On Thu, Feb 29, 2024 at 12:18:49PM +0100, Nuno Sá wrote:
> On Thu, 2024-02-29 at 11:52 +0100, Herve Codina wrote:
> > In the following sequence:
> >   1) of_platform_depopulate()
> >   2) of_overlay_remove()
> >
> > During the step 1, devices are destroyed and devlinks are removed.
> > During the step 2, OF nodes are destroyed but
> > __of_changeset_entry_destroy() can raise warnings related to missing
> > of_node_put():
> >   ERROR: memory leak, expected refcount 1 instead of 2 ...
> >
> > Indeed, during the devlink removals performed at step 1, the removal
> > itself releasing the device (and the attached of_node) is done by a job
> > queued in a workqueue and so, it is done asynchronously with respect to
> > function calls.
> > When the warning is present, of_node_put() will be called but wrongly
> > too late from the workqueue job.
> >
> > In order to be sure that any ongoing devlink removals are done before
> > the of_node destruction, synchronize the of_overlay_remove() with the
> > devlink removals.
> >
> > Fixes: 80dd33cf72d1 ("drivers: base: Fix device link removal")
> > Cc: stable@xxxxxxxxxxxxxxx
> > Signed-off-by: Herve Codina <herve.codina@xxxxxxxxxxx>
> > ---
> >  drivers/of/overlay.c | 10 +++++++++-
> >  1 file changed, 9 insertions(+), 1 deletion(-)
> >
> > diff --git a/drivers/of/overlay.c b/drivers/of/overlay.c
> > index 2ae7e9d24a64..7a010a62b9d8 100644
> > --- a/drivers/of/overlay.c
> > +++ b/drivers/of/overlay.c
> > @@ -8,6 +8,7 @@
> >  
> >  #define pr_fmt(fmt) "OF: overlay: " fmt
> >  
> > +#include <linux/device.h>
>
> This is clearly up to the DT maintainers to decide but, IMHO, I would very much
> prefer to see fwnode.h included in here rather than directly device.h (so yeah,
> renaming the function to fwnode_*).

IMO, the DT code should know almost nothing about fwnode because that's
the layer above it.
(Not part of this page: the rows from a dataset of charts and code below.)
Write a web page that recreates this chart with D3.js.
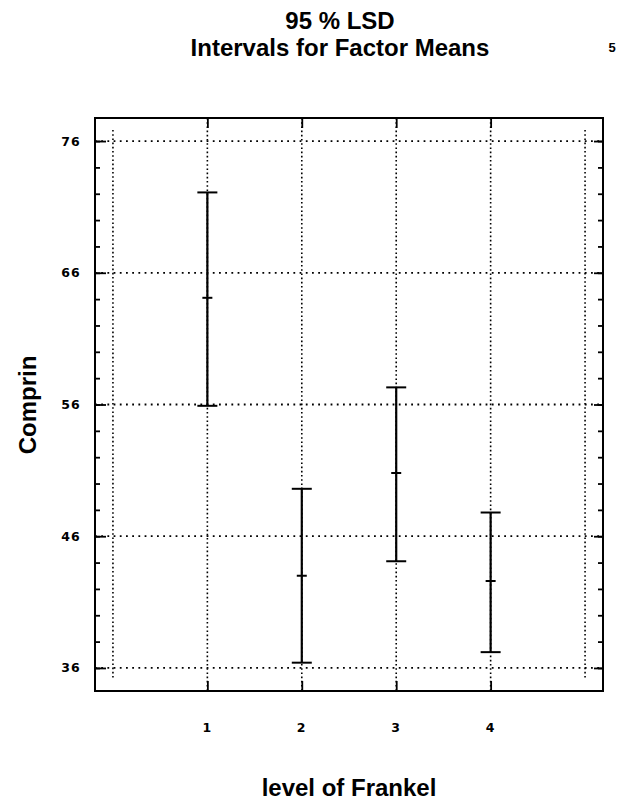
<!DOCTYPE html>
<html>
<head>
<meta charset="utf-8">
<script src="https://cdn.jsdelivr.net/npm/d3@7"></script>
<style>
  body { margin: 0; background: #fff; }
  svg { display: block; }
  .lbl { font-family: "Liberation Sans", Arial, sans-serif; font-weight: bold; fill: #000; }
  .tick-lbl { font-family: "DejaVu Sans", sans-serif; font-weight: bold; font-size: 12.5px; letter-spacing: 1.2px; fill: #000; }
</style>
</head>
<body>
<div id="chart"></div>
<script>
// data
var levels = [1, 2, 3, 4];
var means  = [64.1, 43.0, 50.8, 42.6];
var lower  = [55.9, 36.4, 44.1, 37.2];
var upper  = [72.1, 49.6, 57.3, 47.8];
var yTicks = [36, 46, 56, 66, 76];
var xTickLabels = ["1", "2", "3", "4"];

var W = 621, H = 804;
var margin = {top: 118, right: 18, bottom: 113, left: 95},
    width = W - margin.left - margin.right,
    height = H - margin.top - margin.bottom;

var svg = d3.select("#chart").append("svg")
    .attr("width", W)
    .attr("height", H);

var g = svg.append("g")
    .attr("transform", "translate(" + margin.left + "," + margin.top + ")");

var x = d3.scaleLinear().domain([-0.19, 5.19]).range([0, width]);
var y = d3.scaleLinear().domain([34.25, 77.75]).range([height, 0]);

// dotted grid, horizontal
g.append("g").selectAll("line")
  .data(yTicks)
  .enter().append("line")
    .attr("x1", 0).attr("x2", width)
    .attr("y1", d => y(d)).attr("y2", d => y(d))
    .attr("stroke", "#000")
    .attr("stroke-width", 1.8)
    .attr("stroke-dasharray", "1.8,4.4");

// dotted grid, vertical (0 and 5 are shorter)
var vlines = [0, 1, 2, 3, 4, 5];
g.append("g").selectAll("line")
  .data(vlines)
  .enter().append("line")
    .attr("x1", d => x(d)).attr("x2", d => x(d))
    .attr("y1", d => (d === 0 || d === 5) ? 12 : 0)
    .attr("y2", d => (d === 0 || d === 5) ? height - 11 : height)
    .attr("stroke", "#000")
    .attr("stroke-width", 1.6)
    .attr("stroke-dasharray", "1.6,2.6");

// y axis, left & right, inward ticks
var yMinor = d3.range(36, 77, 2);
g.append("g")
  .call(d3.axisRight(y).tickValues(yMinor).tickSize(5).tickFormat(""))
  .call(a => a.select(".domain").remove());
g.append("g")
  .call(d3.axisRight(y).tickValues(yTicks).tickSize(11).tickFormat(""))
  .call(a => a.select(".domain").remove());
g.append("g")
  .attr("transform", "translate(" + width + ",0)")
  .call(d3.axisLeft(y).tickValues(yMinor).tickSize(5).tickFormat(""))
  .call(a => a.select(".domain").remove());
g.append("g")
  .attr("transform", "translate(" + width + ",0)")
  .call(d3.axisLeft(y).tickValues(yTicks).tickSize(9).tickFormat(""))
  .call(a => a.select(".domain").remove());

// x ticks top & bottom
g.append("g")
  .attr("transform", "translate(0," + height + ")")
  .call(d3.axisTop(x).tickValues(levels).tickSize(10).tickFormat(""))
  .call(a => a.select(".domain").remove());
g.append("g")
  .call(d3.axisBottom(x).tickValues(levels).tickSize(10).tickFormat(""))
  .call(a => a.select(".domain").remove());

g.selectAll(".tick line").attr("stroke", "#000").attr("stroke-width", 1.8);

// frame
g.append("rect")
  .attr("width", width).attr("height", height)
  .attr("fill", "none")
  .attr("stroke", "#000")
  .attr("stroke-width", 2);

// tick labels
g.append("g").selectAll("text")
  .data(yTicks)
  .enter().append("text")
    .attr("class", "tick-lbl")
    .attr("x", -14)
    .attr("y", d => y(d))
    .attr("dy", "0.36em")
    .attr("text-anchor", "end")
    .text(d => d);

g.append("g").selectAll("text")
  .data(levels)
  .enter().append("text")
    .attr("class", "tick-lbl")
    .attr("x", d => x(d))
    .attr("y", height + 41)
    .attr("text-anchor", "middle")
    .text((d, i) => xTickLabels[i]);

// LSD intervals
var bars = g.append("g").selectAll("g")
  .data(levels)
  .enter().append("g");

bars.append("line")
  .attr("x1", d => x(d)).attr("x2", d => x(d))
  .attr("y1", (d, i) => y(lower[i])).attr("y2", (d, i) => y(upper[i]))
  .attr("stroke", "#000").attr("stroke-width", 2.2);
bars.append("line")
  .attr("x1", d => x(d) - 10).attr("x2", d => x(d) + 10)
  .attr("y1", (d, i) => y(upper[i])).attr("y2", (d, i) => y(upper[i]))
  .attr("stroke", "#000").attr("stroke-width", 2);
bars.append("line")
  .attr("x1", d => x(d) - 10).attr("x2", d => x(d) + 10)
  .attr("y1", (d, i) => y(lower[i])).attr("y2", (d, i) => y(lower[i]))
  .attr("stroke", "#000").attr("stroke-width", 2);
bars.append("line")
  .attr("x1", d => x(d) - 5).attr("x2", d => x(d) + 5)
  .attr("y1", (d, i) => y(means[i])).attr("y2", (d, i) => y(means[i]))
  .attr("stroke", "#000").attr("stroke-width", 2);

// titles and axis labels
svg.append("text").attr("class", "lbl")
  .attr("x", 340).attr("y", 29)
  .attr("text-anchor", "middle")
  .style("font-size", "24px")
  .text("95 % LSD");
svg.append("text").attr("class", "lbl")
  .attr("x", 340).attr("y", 56)
  .attr("text-anchor", "middle")
  .style("font-size", "24px")
  .text("Intervals for Factor Means");
svg.append("text").attr("class", "lbl")
  .attr("x", 612).attr("y", 52)
  .attr("text-anchor", "middle")
  .style("font-size", "13px")
  .text("5");

svg.append("text").attr("class", "lbl")
  .attr("transform", "translate(36,405) rotate(-90)")
  .attr("text-anchor", "middle")
  .style("font-size", "24px")
  .text("Comprin");

svg.append("text").attr("class", "lbl")
  .attr("x", 349).attr("y", 796)
  .attr("text-anchor", "middle")
  .style("font-size", "24px")
  .text("level of Frankel");
</script>
</body>
</html>
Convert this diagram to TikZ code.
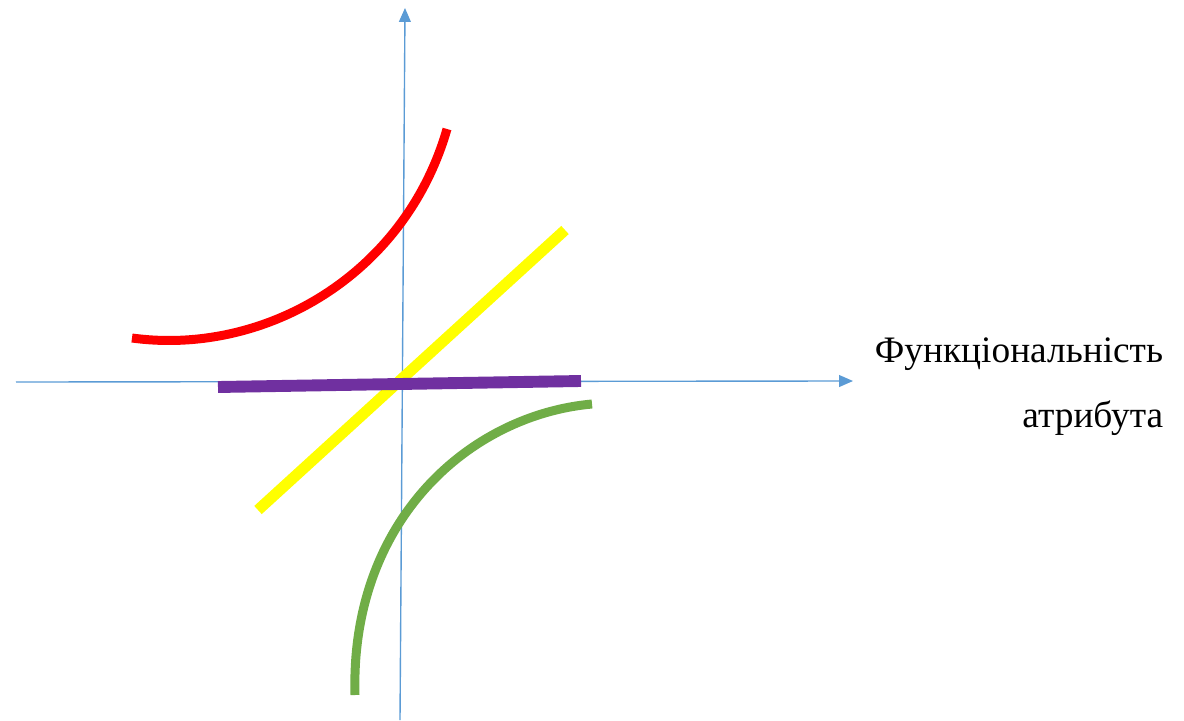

But then overlay stuff is kind of a layer above the
core DT code too.

> But yeah, I might be biased by own series :)
>
> >  #include <linux/kernel.h>
> >  #include <linux/module.h>
> >  #include <linux/of.h>
> > @@ -853,6 +854,14 @@ static void free_overlay_changeset(struct
> > overlay_changeset *ovcs)
> >  {
> >   int i;
> >  
> > + /*
> > + * Wait for any ongoing device link removals before removing some of
> > + * nodes. Drop the global lock while waiting
> > + */
> > + mutex_unlock(&of_mutex);
> > + device_link_wait_removal();
> > + mutex_lock(&of_mutex);
>
> I'm still not convinced we need to drop the lock. What happens if someone else
> grabs the lock while we are in device_link_wait_removal()? Can we guarantee that
> we can't screw things badly?

It is also just ugly because it's the callers of
free_overlay_changeset() that hold the lock and now we're releasing it
behind their back.

As device_link_wait_removal() is called before we touch anything, can't
it be called before we take the lock? And do we need to call it if
applying the overlay fails?

Rob